_Problem details:_ Drop every picture. Then return, exactly, the lines from the beginning of the listing below through the one containing "const RAD = Math.PI / 180;".
── Data excerpt ──
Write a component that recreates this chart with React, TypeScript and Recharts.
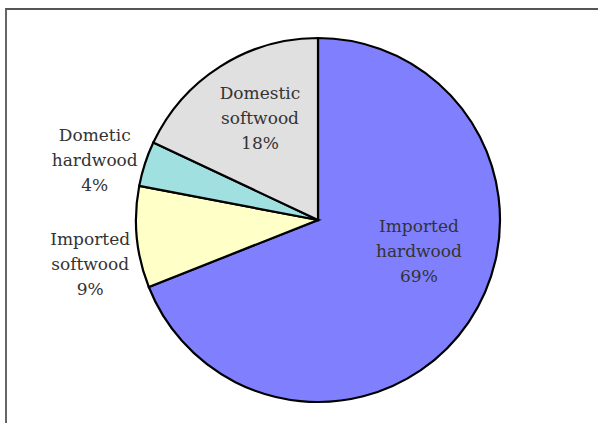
import React from "react";
import { PieChart, Pie, Cell } from "recharts";

const categories = ["Imported hardwood", "Imported softwood", "Dometic hardwood", "Domestic softwood"];
const shares = [69, 9, 4, 18];
const labelLines = [
  ["Imported", "hardwood", "69%"],
  ["Imported", "softwood", "9%"],
  ["Dometic", "hardwood", "4%"],
  ["Domestic", "softwood", "18%"],
];
const colors = ["#8080FF", "#FFFFC8", "#A0E0E0", "#E0E0E0"];

// label placement in polar terms (fraction of radius, angle in degrees, y-up)
const labelRadius = [0.58, 1.275, 1.27, 0.645];
const labelAngle = [-17, 191, 165, 119.6];

const data = categories.map((name, i) => ({ name, value: shares[i] }));

const RAD = Math.PI / 180;

const renderLabel = (props: any) => {
  const { cx, cy, outerRadius, index } = props;
  const r = outerRadius * labelRadius[index];
  const a = labelAngle[index];
  const x = cx + r * Math.cos(-a * RAD);
  const y = cy + r * Math.sin(-a * RAD);
  const lines = labelLines[index];
  const gap = 25;
  return (
    <text
      x={x}
      y={y}
      textAnchor="middle"
      fill="#333"
      fontFamily="'DejaVu Serif', serif"
      fontSize={17}
    >
      {lines.map((l, k) => (
        <tspan key={k} x={x} y={y + (k - 1) * gap} dominantBaseline="central">
          {l}
        </tspan>
      ))}
    </text>
  );
};

export default function App() {
  return (
    <div style={{ position: "absolute", left: 0, top: 0, width: 598, height: 423, background: "#fff", overflow: "hidden" }}>
      <div
        style={{
          position: "absolute",
          left: 5,
          top: 8,
          width: 700,
          height: 500,
          borderTop: "2px solid #555",
          borderLeft: "2px solid #666",
        }}
      />
      <div style={{ position: "absolute", left: 0, top: 0 }}>
        <PieChart width={598} height={423} margin={{ top: 0, right: 0, bottom: 0, left: 0 }}>
          <Pie
            data={data}
            dataKey="value"
            nameKey="name"
            cx={318}
            cy={220}
            outerRadius={182}
            startAngle={90}
            endAngle={-270}
            stroke="#000"
            strokeWidth={2.2}
            labelLine={false}
            label={renderLabel}
            isAnimationActive={false}
          >
            {data.map((d, i) => (
              <Cell key={d.name} fill={colors[i]} />
            ))}
          </Pie>
        </PieChart>
      </div>
    </div>
  );
}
───
_Answer to the exercise:_
Write a component that recreates this chart with React, TypeScript and Recharts.
import React from "react";
import { PieChart, Pie, Cell } from "recharts";

const categories = ["Imported hardwood", "Imported softwood", "Dometic hardwood", "Domestic softwood"];
const shares = [69, 9, 4, 18];
const labelLines = [
  ["Imported", "hardwood", "69%"],
  ["Imported", "softwood", "9%"],
  ["Dometic", "hardwood", "4%"],
  ["Domestic", "softwood", "18%"],
];
const colors = ["#8080FF", "#FFFFC8", "#A0E0E0", "#E0E0E0"];

// label placement in polar terms (fraction of radius, angle in degrees, y-up)
const labelRadius = [0.58, 1.275, 1.27, 0.645];
const labelAngle = [-17, 191, 165, 119.6];

const data = categories.map((name, i) => ({ name, value: shares[i] }));

const RAD = Math.PI / 180;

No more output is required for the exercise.